Now let's go a step further. Posting about your runs on social media, whether Instagram, Facebook or just Strava is awesome! Having a supportive and encouraging community is amazing, and we should all be lifting each other up!


But do you make comments like "wow, amazing pace; you're so fast!" on other people's runs? This might be dangerous, and I'd encourage you to resist doing it.


Here's the thing - you don't know the intent of their run for the day. If it was an easy run, and they ran it too hard, they won't get the intended benefits, and an internet comment about their pace just isn't going to be helpful. Even if it was a workout, going too fast doesn't mean it was a better workout!

Only that runner and their coach knows the context of their training.


Running too fast is counter-productive at best, and can be dangerous to your health if you approach overtraining. Remember, training should be purposeful, and if faster running doesn't suit that day's purpose, then you shouldn't do it!

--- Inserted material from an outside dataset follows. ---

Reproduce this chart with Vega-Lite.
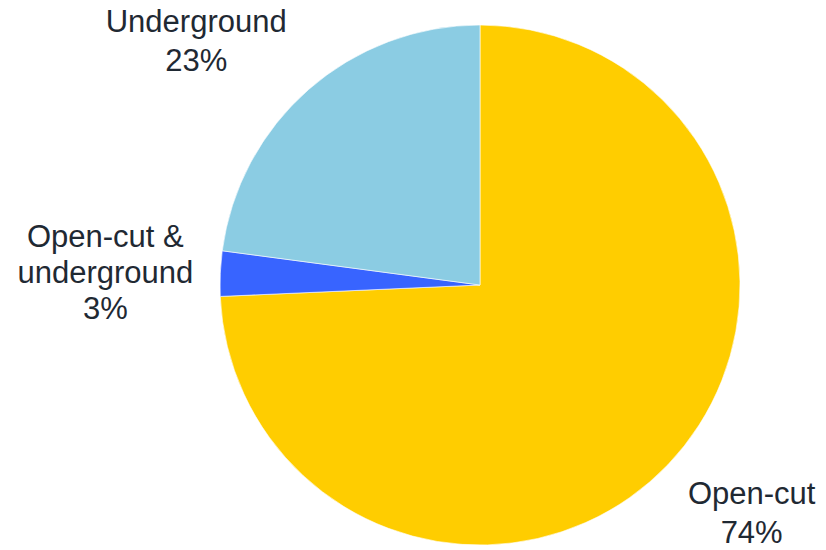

I have worked with a wide variety of runners who have had to remove their running from social media, including Strava, due to well-intended comments from both friends and strangers. This saddens me, because it has the potential to be a supportive place.

Obviously the vast majority of these comments are made out of a desire to elicit positive feelings! But just because it's kind, doesn't make it productive.


So let's agree to normalize being supportive without referencing pace, at least on training runs! Save those "wow so fast!" comments for when they SMASH their race thanks to more effective training!